Is there ANY way to encourage guests to bring diapers politely? Usually we'd announce where mtb is registered. Maybe instead I could announce she could use diapers? Maybe make the party diaper themed but don't actually say "just bring diapers" and hope some people take the hint?
Re: How to politely host a diaper shower?
My church does something similar, but I know a lot of people would be hurt / insulted if you said anything about this.
Tell MTB you aren't comfortable telling the other members what to do. This is the shower you guys are giving her and if it won't work, she can decline.
I think just putting in the announcement, maybe in small print, "MTB has not registered, but could really use diapers." People will get what they want to get, but if you usually say where they're registered, this could go in place of that. Saying what she could use is worded more politely than telling people what to bring. They can make their own determination.
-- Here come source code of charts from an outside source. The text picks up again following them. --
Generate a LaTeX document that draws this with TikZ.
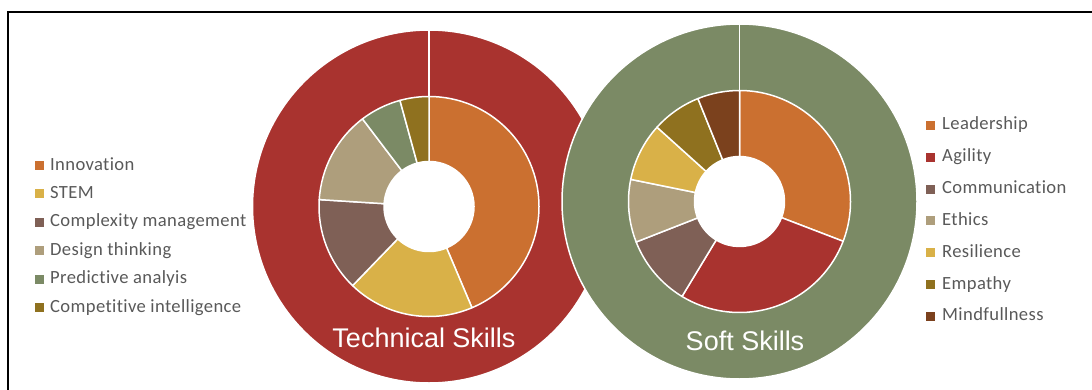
\documentclass[tikz,border=0pt]{standalone}
\usepackage{fontspec}
\setmainfont{Carlito}[Ligatures=NoCommon]
\newfontfamily\arialf{Liberation Sans}
\definecolor{cRed}{HTML}{A9332F}
\definecolor{cOrange}{HTML}{CB7030}
\definecolor{cYellow}{HTML}{D9B148}
\definecolor{cTaupe}{HTML}{7F6056}
\definecolor{cTan}{HTML}{AE9E7C}
\definecolor{cGreen}{HTML}{7B8A65}
\definecolor{cOlive}{HTML}{8F711F}
\definecolor{cDark}{HTML}{7B411D}
\definecolor{cText}{HTML}{595959}
\tikzset{
  seg/.style={fill=#1, draw=white, line width=1.5pt, line join=round},
  legtext/.style={anchor=base west, inner sep=0pt, text=cText, font=\addfontfeatures{LetterSpace=2}\fontsize{18.6}{20}\selectfont},
  legsq/.style={fill=#1, minimum size=9pt, inner sep=0pt, anchor=center},
  title/.style={anchor=base, inner sep=0pt, text=white, font=\arialf\fontsize{27}{30}\selectfont}
}
% annular sector: center, start angle, end angle, inner r, outer r, colour
\newcommand{\ringseg}[6]{%
  \path[seg=#6, shift={#1}] (#2:#5) arc[start angle=#2, end angle=#3, radius=#5]
     -- (#3:#4) arc[start angle=#3, end angle=#2, radius=#4] -- cycle;}
\begin{document}
\begin{tikzpicture}[x=1pt,y=1pt]
\useasboundingbox (0,0) rectangle (1092,389);
\begin{scope}
\clip (0,0) rectangle (1092,389);
\draw[line width=2pt] (8,-20) -- (8,377) -- (1120,377);
\end{scope}
% ---- Technical skills
\coordinate (tc) at (429,182.5);
\path[fill=cRed, draw=white, line width=1.5pt] (tc) circle[radius=176.5];
\draw[white, line width=1.5pt] ([yshift=110pt]tc) -- ([yshift=176.5pt]tc);
\ringseg{(tc)}{90}{-67}{45}{110}{cOrange}
\ringseg{(tc)}{-67}{-134}{45}{110}{cYellow}
\ringseg{(tc)}{-134}{-183.6}{45}{110}{cTaupe}
\ringseg{(tc)}{-183.6}{-232.8}{45}{110}{cTan}
\ringseg{(tc)}{-232.8}{-254.7}{45}{110}{cGreen}
\ringseg{(tc)}{-254.7}{-270}{45}{110}{cOlive}
\fill[white] (tc) circle[radius=45];
\node[title] (tt) at (424,42) {Technical Skills};
% ---- Soft skills
\coordinate (sc) at (739.5,187.5);
\path[fill=cGreen, draw=white, line width=1.5pt] (sc) circle[radius=177.5];
\draw[white, line width=1.5pt] ([yshift=111pt]sc) -- ([yshift=177.5pt]sc);
\ringseg{(sc)}{90}{-21}{45}{111}{cOrange}
\ringseg{(sc)}{-21}{-121.2}{45}{111}{cRed}
\ringseg{(sc)}{-121.2}{-158.6}{45}{111}{cTaupe}
\ringseg{(sc)}{-158.6}{-191.5}{45}{111}{cTan}
\ringseg{(sc)}{-191.5}{-222}{45}{111}{cYellow}
\ringseg{(sc)}{-222}{-248}{45}{111}{cOlive}
\ringseg{(sc)}{-248}{-270}{45}{111}{cDark}
\fill[white] (sc) circle[radius=45];
\node[title] (st) at (745,39) {Soft Skills};
% ---- left legend
\foreach \i/\c/\t in {0/cOrange/Innovation, 1/cYellow/STEM, 2/cTaupe/Complexity management, 3/cTan/Design thinking, 4/cGreen/Predictive analyis, 5/cOlive/Competitive intelligence}{
  \node[legsq=\c] (lq\i) at (39.5,{389-165.5-28.4*\i}) {};
  \node[legtext] (lt\i) at (50,{389-170-28.4*\i}) {\t};
}
% ---- right legend
\foreach \i/\c/\t in {0/cOrange/Leadership, 1/cRed/Agility, 2/cTaupe/Communication, 3/cTan/Ethics, 4/cYellow/Resilience, 5/cOlive/Empathy, 6/cDark/Mindfullness}{
  \node[legsq=\c] (rq\i) at (930.5,{389-125.5-31.8*\i}) {};
  \node[legtext] (rt\i) at (942,{389-130-31.8*\i}) {\t};
}
\end{tikzpicture}
\end{document}
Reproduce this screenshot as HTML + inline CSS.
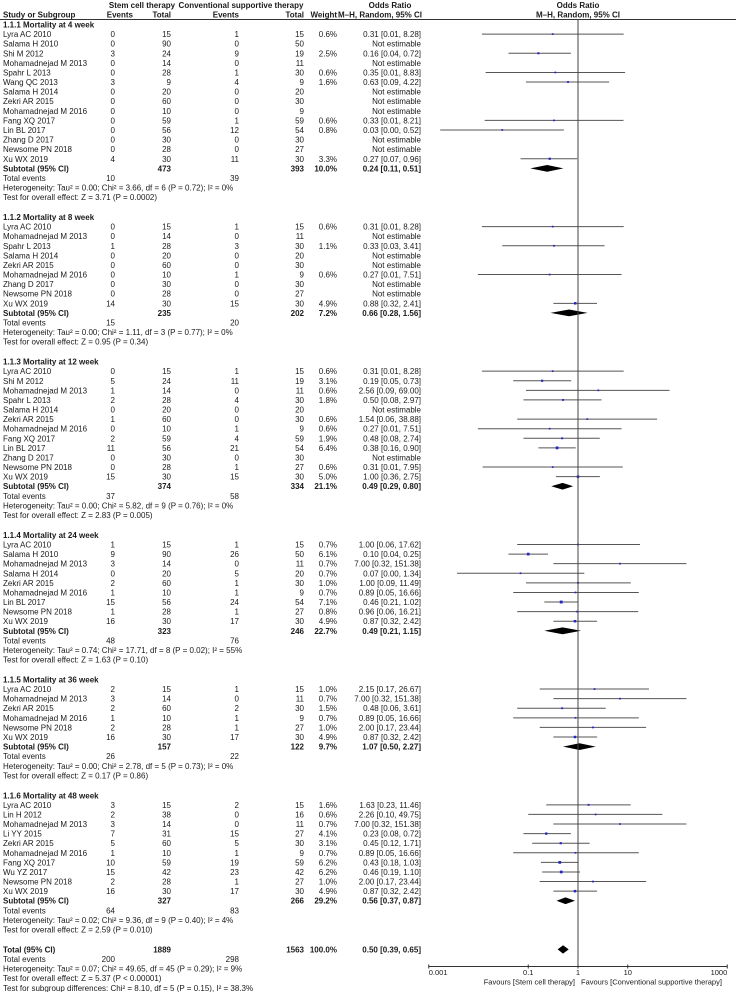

Which is an excellent point. For the most part, I believe showers like this one exist more for the guests than the MTB. The women in your church enjoy having an excuse to fellowship together and celebrate a new life and not necessarily give the MTB exactly what she needs. Does that make sense ? They enjoy baking treats and for a lot of them, genuinely love and get satisfaction from giving a mom a hand made gift that took time and effort on their part. It is how they show love.
Again, I believe this is why church showers like this exist, yes even for the 6th child. It isn't so much about setting up the mom for the new arrival as much showing they love and care for her by giving her this gift.
If I am going to be completely honest, if your friend doesn't understand this concept, perhaps she shouldn't be on the shower planning committee.
I wouldn't put anything on the invite. If someone asks you what the expectant mom needs, tell them she would probably appreciate diapers or wipes.
The question was how to politely host a diaper shower. Call it what you want it to be. Nobody is forcing anybody to go. I know I would be uncomfortable if I was a STM and getting a full blown shower again especially if the baby's sex was the same.